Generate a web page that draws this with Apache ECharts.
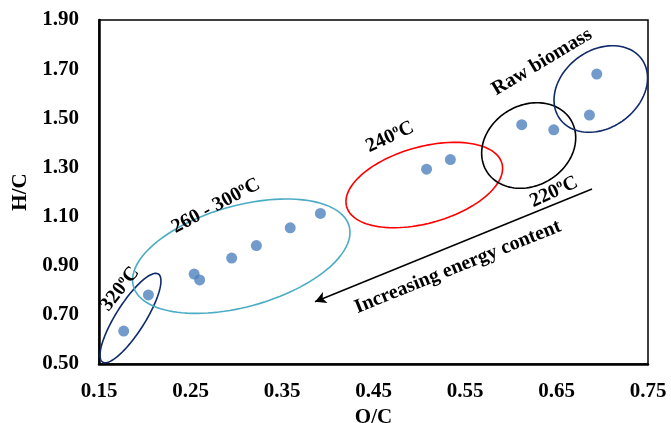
<!DOCTYPE html>
<html>
<head>
<meta charset="utf-8">
<script src="https://cdn.jsdelivr.net/npm/echarts@6/dist/echarts.min.js"></script>
<style>
html,body{margin:0;padding:0;background:#fff;}
#c{width:671px;height:423px;}
</style>
</head>
<body>
<div id="c"></div>
<script>
// ---- data ----
var ocValues = [0.177, 0.204, 0.254, 0.260, 0.295, 0.322, 0.359, 0.392, 0.508, 0.534, 0.612, 0.647, 0.686, 0.694];
var hcValues = [0.634, 0.781, 0.866, 0.842, 0.931, 0.982, 1.054, 1.113, 1.293, 1.332, 1.474, 1.453, 1.513, 1.680];
var xTicks = [0.15, 0.25, 0.35, 0.45, 0.55, 0.65, 0.75];
var yTicks = [0.50, 0.70, 0.90, 1.10, 1.30, 1.50, 1.70, 1.90];
var groupNames = ['320ºC', '260 - 300ºC', '240ºC', '220ºC', 'Raw biomass'];

// ellipse annotations in data units: centre x, centre y, half-width, half-height, correlation
var ellCx = [0.1844, 0.3055, 0.5055, 0.6196, 0.6984];
var ellCy = [0.6871, 0.9387, 1.2284, 1.3892, 1.6192];
var ellW = [0.0333, 0.1188, 0.0856, 0.0514, 0.0511];
var ellH = [0.1819, 0.2328, 0.1738, 0.1742, 0.1762];
var ellRho = [0.83, 0.416, 0.39, 0.18, 0.254];
var ellColors = ['#0E2A6B', '#4BACC6', '#FF0000', '#000000', '#0E2A6B'];

// text annotations (data-space centre, angle deg)
var labelX = [0.173, 0.2777, 0.468, 0.6473, 0.6342, 0.5423];
var labelY = [0.805, 1.143, 1.4238, 1.200, 1.729, 0.8947];
var labelAngle = [52, 28, 25, 25, 31, 22];
var labelParts = [['320', 'C'], ['260 - 300', 'C'], ['240', 'C'], ['220', 'C'], ['Raw biomass', null], ['Increasing energy content', null]];

// arrow (data space)
var arrowFrom = [0.6888, 1.2122];
var arrowTo = [0.3861, 0.7535];

var FONT = '"Liberation Serif","Times New Roman",serif';
var chart = echarts.init(document.getElementById('c'));

var points = ocValues.map(function (x, i) { return [x, hcValues[i]]; });
var ellData = ellCx.map(function (cx, i) { return [cx, ellCy[i], ellW[i], ellH[i], ellRho[i], i]; });

chart.setOption({
  animation: false,
  grid: { left: 99, right: 23, top: 20, bottom: 59, show: true, borderColor: '#000', borderWidth: 1.5, backgroundColor: 'transparent', containLabel: false, outerBoundsMode: 'none' },
  xAxis: {
    type: 'value', min: 0.15, max: 0.75, interval: 0.1,
    name: 'O/C', nameLocation: 'middle', nameGap: 40,
    nameTextStyle: { fontFamily: FONT, fontWeight: 'bold', fontSize: 21, color: '#000' },
    axisLine: { show: true, onZero: false, lineStyle: { color: '#000', width: 2.5 } },
    axisTick: { show: false }, splitLine: { show: false },
    axisLabel: { margin: 17, fontFamily: FONT, fontWeight: 'bold', fontSize: 21, color: '#000',
      formatter: function (v) { return v.toFixed(2); } }
  },
  yAxis: {
    type: 'value', min: 0.5, max: 1.9, interval: 0.2,
    name: 'H/C', nameLocation: 'middle', nameGap: 64, nameRotate: 90,
    nameTextStyle: { fontFamily: FONT, fontWeight: 'bold', fontSize: 21, color: '#000' },
    axisLine: { show: true, onZero: false, lineStyle: { color: '#000', width: 2.5 } },
    axisTick: { show: false }, splitLine: { show: false },
    axisLabel: { margin: 20, fontFamily: FONT, fontWeight: 'bold', fontSize: 21, color: '#000',
      formatter: function (v) { return v.toFixed(2); } }
  },
  series: [
    {
      type: 'custom',
      data: ellData,
      z: 2,
      silent: true,
      clip: false,
      renderItem: function (params, api) {
        var cx = api.value(0), cy = api.value(1), w = api.value(2), h = api.value(3), rho = api.value(4);
        var idx = api.value(5);
        var s = Math.sqrt(1 - rho * rho);
        var pts = [];
        for (var k = 0; k < 120; k++) {
          var t = k / 120 * Math.PI * 2;
          pts.push(api.coord([cx + w * Math.cos(t), cy + h * (rho * Math.cos(t) + s * Math.sin(t))]));
        }
        return { type: 'polygon', shape: { points: pts }, style: { fill: 'none', stroke: ellColors[idx], lineWidth: 1.6 } };
      }
    },
    {
      type: 'scatter',
      data: points,
      z: 3,
      symbolSize: 11,
      itemStyle: { color: '#4F81BD' },
      markLine: {
        silent: true,
        symbol: ['none', 'arrow'],
        symbolSize: [9, 11],
        label: { show: false },
        lineStyle: { color: '#000', width: 1.5, type: 'solid' },
        data: [[{ coord: arrowFrom }, { coord: arrowTo }]]
      }
    }
  ]
});

var graphics = labelParts.map(function (parts, i) {
  var p = chart.convertToPixel({ gridIndex: 0 }, [labelX[i], labelY[i]]);
  var text = parts[1] ? '{n|' + parts[0] + '}{s|o}{n|' + parts[1] + '}' : '{n|' + parts[0] + '}';
  return {
    type: 'text', x: p[0], y: p[1], rotation: labelAngle[i] * Math.PI / 180, z: 10,
    style: {
      text: text, align: 'center', verticalAlign: 'middle', fill: '#000',
      rich: {
        n: { fontFamily: FONT, fontWeight: 'bold', fontSize: 20, fill: '#000', lineHeight: 22 },
        s: { fontFamily: FONT, fontWeight: 'bold', fontSize: 12, fill: '#000', verticalAlign: 'top', lineHeight: 22 }
      }
    }
  };
});
chart.setOption({ graphic: graphics });
</script>
</body>
</html>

—————

Prompt
Every line of text is to be repeated exactly; pictures are left out.

Exercise response
Generate a web page that draws this with Apache ECharts.
<!DOCTYPE html>
<html>
<head>
<meta charset="utf-8">
<script src="https://cdn.jsdelivr.net/npm/echarts@6/dist/echarts.min.js"></script>
<style>
html,body{margin:0;padding:0;background:#fff;}
#c{width:671px;height:423px;}
</style>
</head>
<body>
<div id="c"></div>
<script>
// ---- data ----
var ocValues = [0.177, 0.204, 0.254, 0.260, 0.295, 0.322, 0.359, 0.392, 0.508, 0.534, 0.612, 0.647, 0.686, 0.694];
var hcValues = [0.634, 0.781, 0.866, 0.842, 0.931, 0.982, 1.054, 1.113, 1.293, 1.332, 1.474, 1.453, 1.513, 1.680];
var xTicks = [0.15, 0.25, 0.35, 0.45, 0.55, 0.65, 0.75];
var yTicks = [0.50, 0.70, 0.90, 1.10, 1.30, 1.50, 1.70, 1.90];
var groupNames = ['320ºC', '260 - 300ºC', '240ºC', '220ºC', 'Raw biomass'];

// ellipse annotations in data units: centre x, centre y, half-width, half-height, correlation
var ellCx = [0.1844, 0.3055, 0.5055, 0.6196, 0.6984];
var ellCy = [0.6871, 0.9387, 1.2284, 1.3892, 1.6192];
var ellW = [0.0333, 0.1188, 0.0856, 0.0514, 0.0511];
var ellH = [0.1819, 0.2328, 0.1738, 0.1742, 0.1762];
var ellRho = [0.83, 0.416, 0.39, 0.18, 0.254];
var ellColors = ['#0E2A6B', '#4BACC6', '#FF0000', '#000000', '#0E2A6B'];

// text annotations (data-space centre, angle deg)
var labelX = [0.173, 0.2777, 0.468, 0.6473, 0.6342, 0.5423];
var labelY = [0.805, 1.143, 1.4238, 1.200, 1.729, 0.8947];
var labelAngle = [52, 28, 25, 25, 31, 22];
var labelParts = [['320', 'C'], ['260 - 300', 'C'], ['240', 'C'], ['220', 'C'], ['Raw biomass', null], ['Increasing energy content', null]];

// arrow (data space)
var arrowFrom = [0.6888, 1.2122];
var arrowTo = [0.3861, 0.7535];

var FONT = '"Liberation Serif","Times New Roman",serif';
var chart = echarts.init(document.getElementById('c'));

var points = ocValues.map(function (x, i) { return [x, hcValues[i]]; });
var ellData = ellCx.map(function (cx, i) { return [cx, ellCy[i], ellW[i], ellH[i], ellRho[i], i]; });

chart.setOption({
  animation: false,
  grid: { left: 99, right: 23, top: 20, bottom: 59, show: true, borderColor: '#000', borderWidth: 1.5, backgroundColor: 'transparent', containLabel: false, outerBoundsMode: 'none' },
  xAxis: {
    type: 'value', min: 0.15, max: 0.75, interval: 0.1,
    name: 'O/C', nameLocation: 'middle', nameGap: 40,
    nameTextStyle: { fontFamily: FONT, fontWeight: 'bold', fontSize: 21, color: '#000' },
    axisLine: { show: true, onZero: false, lineStyle: { color: '#000', width: 2.5 } },
    axisTick: { show: false }, splitLine: { show: false },
    axisLabel: { margin: 17, fontFamily: FONT, fontWeight: 'bold', fontSize: 21, color: '#000',
      formatter: function (v) { return v.toFixed(2); } }
  },
  yAxis: {
    type: 'value', min: 0.5, max: 1.9, interval: 0.2,
    name: 'H/C', nameLocation: 'middle', nameGap: 64, nameRotate: 90,
    nameTextStyle: { fontFamily: FONT, fontWeight: 'bold', fontSize: 21, color: '#000' },
    axisLine: { show: true, onZero: false, lineStyle: { color: '#000', width: 2.5 } },
    axisTick: { show: false }, splitLine: { show: false },
    axisLabel: { margin: 20, fontFamily: FONT, fontWeight: 'bold', fontSize: 21, color: '#000',
      formatter: function (v) { return v.toFixed(2); } }
  },
  series: [
    {
      type: 'custom',
      data: ellData,
      z: 2,
      silent: true,
      clip: false,
      renderItem: function (params, api) {
        var cx = api.value(0), cy = api.value(1), w = api.value(2), h = api.value(3), rho = api.value(4);
        var idx = api.value(5);
        var s = Math.sqrt(1 - rho * rho);
        var pts = [];
        for (var k = 0; k < 120; k++) {
          var t = k / 120 * Math.PI * 2;
          pts.push(api.coord([cx + w * Math.cos(t), cy + h * (rho * Math.cos(t) + s * Math.sin(t))]));
        }
        return { type: 'polygon', shape: { points: pts }, style: { fill: 'none', stroke: ellColors[idx], lineWidth: 1.6 } };
      }
    },
    {
      type: 'scatter',
      data: points,
      z: 3,
      symbolSize: 11,
      itemStyle: { color: '#4F81BD' },
      markLine: {
        silent: true,
        symbol: ['none', 'arrow'],
        symbolSize: [9, 11],
        label: { show: false },
        lineStyle: { color: '#000', width: 1.5, type: 'solid' },
        data: [[{ coord: arrowFrom }, { coord: arrowTo }]]
      }
    }
  ]
});

var graphics = labelParts.map(function (parts, i) {
  var p = chart.convertToPixel({ gridIndex: 0 }, [labelX[i], labelY[i]]);
  var text = parts[1] ? '{n|' + parts[0] + '}{s|o}{n|' + parts[1] + '}' : '{n|' + parts[0] + '}';
  return {
    type: 'text', x: p[0], y: p[1], rotation: labelAngle[i] * Math.PI / 180, z: 10,
    style: {
      text: text, align: 'center', verticalAlign: 'middle', fill: '#000',
      rich: {
        n: { fontFamily: FONT, fontWeight: 'bold', fontSize: 20, fill: '#000', lineHeight: 22 },
        s: { fontFamily: FONT, fontWeight: 'bold', fontSize: 12, fill: '#000', verticalAlign: 'top', lineHeight: 22 }
      }
    }
  };
});
chart.setOption({ graphic: graphics });
</script>
</body>
</html>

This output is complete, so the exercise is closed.